··· THE INPUT ···

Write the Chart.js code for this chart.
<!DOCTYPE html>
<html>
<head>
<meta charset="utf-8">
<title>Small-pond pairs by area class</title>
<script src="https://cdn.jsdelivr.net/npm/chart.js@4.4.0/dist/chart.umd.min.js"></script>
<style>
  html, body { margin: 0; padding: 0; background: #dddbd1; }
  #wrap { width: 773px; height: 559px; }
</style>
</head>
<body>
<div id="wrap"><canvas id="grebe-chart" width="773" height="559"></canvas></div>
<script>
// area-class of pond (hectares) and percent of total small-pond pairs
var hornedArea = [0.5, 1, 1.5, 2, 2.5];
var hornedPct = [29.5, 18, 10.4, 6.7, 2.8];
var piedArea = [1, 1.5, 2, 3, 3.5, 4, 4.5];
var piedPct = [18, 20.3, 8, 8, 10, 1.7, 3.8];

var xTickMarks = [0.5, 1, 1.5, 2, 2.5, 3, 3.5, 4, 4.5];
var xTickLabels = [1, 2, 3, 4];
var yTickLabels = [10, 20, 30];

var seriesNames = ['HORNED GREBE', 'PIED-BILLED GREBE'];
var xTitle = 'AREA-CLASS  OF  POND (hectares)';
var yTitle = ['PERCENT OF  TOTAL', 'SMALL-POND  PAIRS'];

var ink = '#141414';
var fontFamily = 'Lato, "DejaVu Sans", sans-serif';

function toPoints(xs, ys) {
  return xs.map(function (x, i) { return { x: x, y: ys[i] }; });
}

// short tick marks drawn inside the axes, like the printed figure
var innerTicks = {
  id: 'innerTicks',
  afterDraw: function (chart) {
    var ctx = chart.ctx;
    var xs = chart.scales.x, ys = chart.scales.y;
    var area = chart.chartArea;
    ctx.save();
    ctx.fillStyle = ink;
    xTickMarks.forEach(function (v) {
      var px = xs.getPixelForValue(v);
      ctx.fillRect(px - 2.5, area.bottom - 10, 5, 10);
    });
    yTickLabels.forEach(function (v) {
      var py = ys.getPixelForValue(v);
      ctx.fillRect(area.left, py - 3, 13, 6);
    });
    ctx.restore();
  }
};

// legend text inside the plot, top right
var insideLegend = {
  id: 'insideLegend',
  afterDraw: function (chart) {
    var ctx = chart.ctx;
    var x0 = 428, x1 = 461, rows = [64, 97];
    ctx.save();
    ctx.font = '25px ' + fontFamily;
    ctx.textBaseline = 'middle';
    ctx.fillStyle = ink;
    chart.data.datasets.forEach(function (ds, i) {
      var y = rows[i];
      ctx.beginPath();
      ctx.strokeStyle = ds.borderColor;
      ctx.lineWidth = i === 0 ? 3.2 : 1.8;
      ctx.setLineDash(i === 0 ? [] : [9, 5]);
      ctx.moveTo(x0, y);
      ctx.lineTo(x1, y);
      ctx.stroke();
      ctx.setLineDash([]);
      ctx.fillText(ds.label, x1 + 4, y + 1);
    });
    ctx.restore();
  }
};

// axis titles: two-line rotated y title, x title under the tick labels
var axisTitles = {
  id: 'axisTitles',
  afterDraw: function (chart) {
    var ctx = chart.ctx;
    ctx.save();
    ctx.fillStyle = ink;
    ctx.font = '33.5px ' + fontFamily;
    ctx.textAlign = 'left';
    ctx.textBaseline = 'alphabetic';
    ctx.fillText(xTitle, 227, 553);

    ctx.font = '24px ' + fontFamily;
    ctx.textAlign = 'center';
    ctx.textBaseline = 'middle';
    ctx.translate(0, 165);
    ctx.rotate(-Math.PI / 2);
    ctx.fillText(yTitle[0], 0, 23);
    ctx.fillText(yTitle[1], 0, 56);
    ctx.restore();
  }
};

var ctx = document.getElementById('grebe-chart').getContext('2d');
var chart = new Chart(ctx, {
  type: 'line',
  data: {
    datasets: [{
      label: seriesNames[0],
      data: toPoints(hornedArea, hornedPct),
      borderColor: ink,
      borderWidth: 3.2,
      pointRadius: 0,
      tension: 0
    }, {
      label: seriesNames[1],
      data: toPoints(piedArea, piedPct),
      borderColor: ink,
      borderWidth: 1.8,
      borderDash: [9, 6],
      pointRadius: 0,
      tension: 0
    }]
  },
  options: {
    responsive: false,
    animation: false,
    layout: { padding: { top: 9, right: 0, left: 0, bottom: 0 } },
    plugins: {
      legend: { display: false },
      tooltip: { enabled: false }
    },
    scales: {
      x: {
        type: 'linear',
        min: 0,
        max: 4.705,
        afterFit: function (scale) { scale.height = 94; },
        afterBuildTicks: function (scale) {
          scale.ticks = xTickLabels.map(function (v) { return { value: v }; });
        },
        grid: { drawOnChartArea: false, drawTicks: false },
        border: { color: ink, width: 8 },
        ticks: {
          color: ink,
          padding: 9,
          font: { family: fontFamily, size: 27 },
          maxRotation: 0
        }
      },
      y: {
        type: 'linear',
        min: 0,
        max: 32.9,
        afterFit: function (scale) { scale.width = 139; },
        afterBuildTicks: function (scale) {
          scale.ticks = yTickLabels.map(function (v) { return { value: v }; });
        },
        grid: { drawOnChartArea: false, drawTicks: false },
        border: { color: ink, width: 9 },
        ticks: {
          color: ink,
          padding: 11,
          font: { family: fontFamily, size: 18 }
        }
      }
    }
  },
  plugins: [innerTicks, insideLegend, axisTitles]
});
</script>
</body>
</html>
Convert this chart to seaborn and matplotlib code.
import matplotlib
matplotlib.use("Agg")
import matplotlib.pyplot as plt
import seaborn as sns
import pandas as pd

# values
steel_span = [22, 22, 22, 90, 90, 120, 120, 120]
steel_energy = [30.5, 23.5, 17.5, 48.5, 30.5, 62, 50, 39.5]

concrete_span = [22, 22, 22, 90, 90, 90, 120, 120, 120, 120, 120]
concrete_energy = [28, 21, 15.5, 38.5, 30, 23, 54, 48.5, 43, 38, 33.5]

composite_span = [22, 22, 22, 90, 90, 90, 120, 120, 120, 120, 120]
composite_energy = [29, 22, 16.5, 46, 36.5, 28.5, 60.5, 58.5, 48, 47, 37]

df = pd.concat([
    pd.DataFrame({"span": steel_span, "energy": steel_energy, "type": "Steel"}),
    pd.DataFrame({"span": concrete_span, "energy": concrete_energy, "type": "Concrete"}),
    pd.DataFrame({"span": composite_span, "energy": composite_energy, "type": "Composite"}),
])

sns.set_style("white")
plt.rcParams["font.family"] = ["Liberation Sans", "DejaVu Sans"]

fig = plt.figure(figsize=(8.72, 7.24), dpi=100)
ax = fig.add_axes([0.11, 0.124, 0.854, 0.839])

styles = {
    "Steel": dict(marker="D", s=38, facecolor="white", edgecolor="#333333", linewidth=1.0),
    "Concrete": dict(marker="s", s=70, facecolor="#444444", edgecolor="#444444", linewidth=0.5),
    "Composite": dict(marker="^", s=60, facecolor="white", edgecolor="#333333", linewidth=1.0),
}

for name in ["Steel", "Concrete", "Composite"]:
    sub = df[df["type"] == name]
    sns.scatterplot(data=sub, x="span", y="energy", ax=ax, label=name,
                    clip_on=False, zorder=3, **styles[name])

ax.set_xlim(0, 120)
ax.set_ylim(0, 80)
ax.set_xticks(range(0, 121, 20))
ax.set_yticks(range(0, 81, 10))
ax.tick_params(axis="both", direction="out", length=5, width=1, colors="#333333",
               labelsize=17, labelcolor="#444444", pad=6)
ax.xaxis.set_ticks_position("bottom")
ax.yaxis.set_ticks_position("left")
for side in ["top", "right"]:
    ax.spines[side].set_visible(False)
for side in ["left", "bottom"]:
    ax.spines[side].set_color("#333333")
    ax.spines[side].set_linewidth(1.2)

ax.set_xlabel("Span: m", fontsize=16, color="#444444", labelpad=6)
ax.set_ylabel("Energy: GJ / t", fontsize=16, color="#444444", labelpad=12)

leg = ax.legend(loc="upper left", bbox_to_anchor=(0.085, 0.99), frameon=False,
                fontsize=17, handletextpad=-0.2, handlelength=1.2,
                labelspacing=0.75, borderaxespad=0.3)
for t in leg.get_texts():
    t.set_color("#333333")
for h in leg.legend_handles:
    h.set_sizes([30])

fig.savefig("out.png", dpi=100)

···
··· THE INPUT ···

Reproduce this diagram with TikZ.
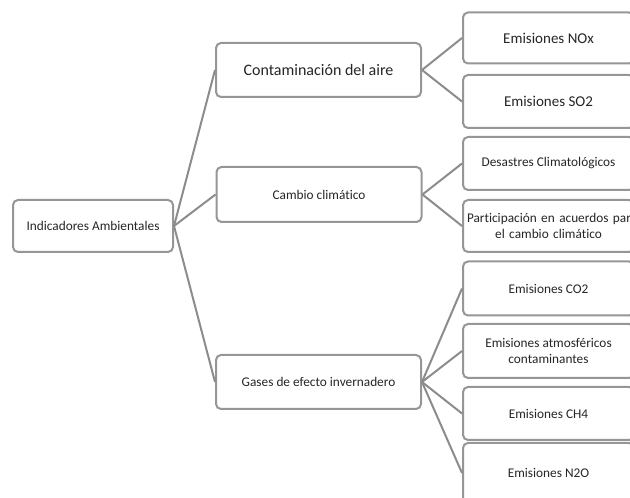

···
··· THE INPUT ···

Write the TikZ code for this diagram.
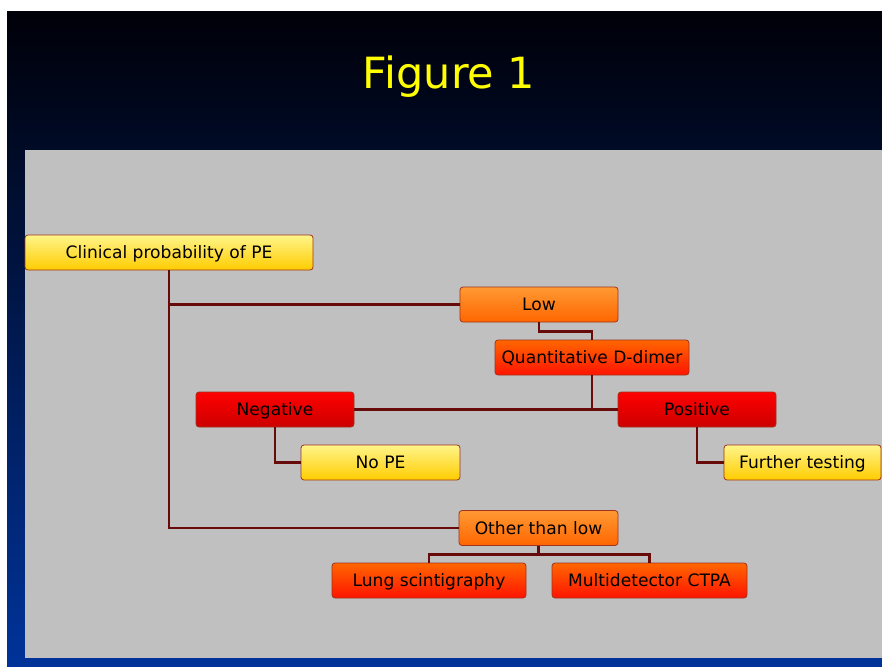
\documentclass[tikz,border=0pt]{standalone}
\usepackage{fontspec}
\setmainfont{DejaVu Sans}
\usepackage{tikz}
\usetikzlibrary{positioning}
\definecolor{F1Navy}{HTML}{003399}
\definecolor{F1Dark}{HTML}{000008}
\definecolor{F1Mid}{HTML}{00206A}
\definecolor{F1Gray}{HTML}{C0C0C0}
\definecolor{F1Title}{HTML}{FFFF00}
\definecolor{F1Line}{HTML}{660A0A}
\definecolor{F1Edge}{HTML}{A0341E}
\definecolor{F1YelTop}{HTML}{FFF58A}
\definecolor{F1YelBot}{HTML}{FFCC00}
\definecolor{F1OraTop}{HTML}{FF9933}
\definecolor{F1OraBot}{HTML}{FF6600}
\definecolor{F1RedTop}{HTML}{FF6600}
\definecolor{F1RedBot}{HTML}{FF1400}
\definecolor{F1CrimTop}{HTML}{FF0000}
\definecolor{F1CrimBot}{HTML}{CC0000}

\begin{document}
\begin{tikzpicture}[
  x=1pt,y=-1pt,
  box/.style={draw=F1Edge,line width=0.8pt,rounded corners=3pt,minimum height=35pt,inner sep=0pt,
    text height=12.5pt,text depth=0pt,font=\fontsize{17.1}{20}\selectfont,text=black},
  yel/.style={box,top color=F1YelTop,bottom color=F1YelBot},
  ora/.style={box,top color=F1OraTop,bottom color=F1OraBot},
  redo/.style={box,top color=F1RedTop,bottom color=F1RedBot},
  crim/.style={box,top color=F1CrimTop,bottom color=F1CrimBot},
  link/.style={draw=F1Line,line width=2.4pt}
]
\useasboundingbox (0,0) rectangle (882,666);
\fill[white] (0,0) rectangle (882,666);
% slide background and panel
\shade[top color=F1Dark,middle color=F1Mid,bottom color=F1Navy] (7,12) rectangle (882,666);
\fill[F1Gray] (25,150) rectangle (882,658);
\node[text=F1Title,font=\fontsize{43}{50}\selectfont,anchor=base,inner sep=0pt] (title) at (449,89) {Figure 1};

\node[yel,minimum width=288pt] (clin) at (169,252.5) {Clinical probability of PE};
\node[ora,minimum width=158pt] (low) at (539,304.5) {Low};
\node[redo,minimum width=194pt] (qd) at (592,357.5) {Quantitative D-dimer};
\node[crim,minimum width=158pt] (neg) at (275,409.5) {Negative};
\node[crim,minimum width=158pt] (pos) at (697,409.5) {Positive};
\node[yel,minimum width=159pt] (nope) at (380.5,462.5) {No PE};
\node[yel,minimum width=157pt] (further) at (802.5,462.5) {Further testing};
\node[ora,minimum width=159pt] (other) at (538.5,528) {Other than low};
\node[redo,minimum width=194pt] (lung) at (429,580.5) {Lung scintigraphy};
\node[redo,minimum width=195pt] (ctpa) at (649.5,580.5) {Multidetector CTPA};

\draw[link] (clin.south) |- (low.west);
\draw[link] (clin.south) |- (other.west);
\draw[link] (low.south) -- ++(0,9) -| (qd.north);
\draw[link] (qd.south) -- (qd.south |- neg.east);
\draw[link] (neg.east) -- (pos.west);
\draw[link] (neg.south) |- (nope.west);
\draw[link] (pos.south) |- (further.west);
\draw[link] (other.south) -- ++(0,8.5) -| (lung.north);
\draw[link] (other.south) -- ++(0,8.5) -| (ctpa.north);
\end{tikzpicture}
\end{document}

···

PROBLEM TO SOLVE: Starting at the line that contains "Write the Chart.js code for this chart." and stopping at the line that contains "var piedPct = [18, 20.3, 8, 8, 10, 1.7, 3.8];", transcribe the lines exactly; both boundary lines are to be included.

THE OUTPUT:
Write the Chart.js code for this chart.
<!DOCTYPE html>
<html>
<head>
<meta charset="utf-8">
<title>Small-pond pairs by area class</title>
<script src="https://cdn.jsdelivr.net/npm/chart.js@4.4.0/dist/chart.umd.min.js"></script>
<style>
  html, body { margin: 0; padding: 0; background: #dddbd1; }
  #wrap { width: 773px; height: 559px; }
</style>
</head>
<body>
<div id="wrap"><canvas id="grebe-chart" width="773" height="559"></canvas></div>
<script>
// area-class of pond (hectares) and percent of total small-pond pairs
var hornedArea = [0.5, 1, 1.5, 2, 2.5];
var hornedPct = [29.5, 18, 10.4, 6.7, 2.8];
var piedArea = [1, 1.5, 2, 3, 3.5, 4, 4.5];
var piedPct = [18, 20.3, 8, 8, 10, 1.7, 3.8];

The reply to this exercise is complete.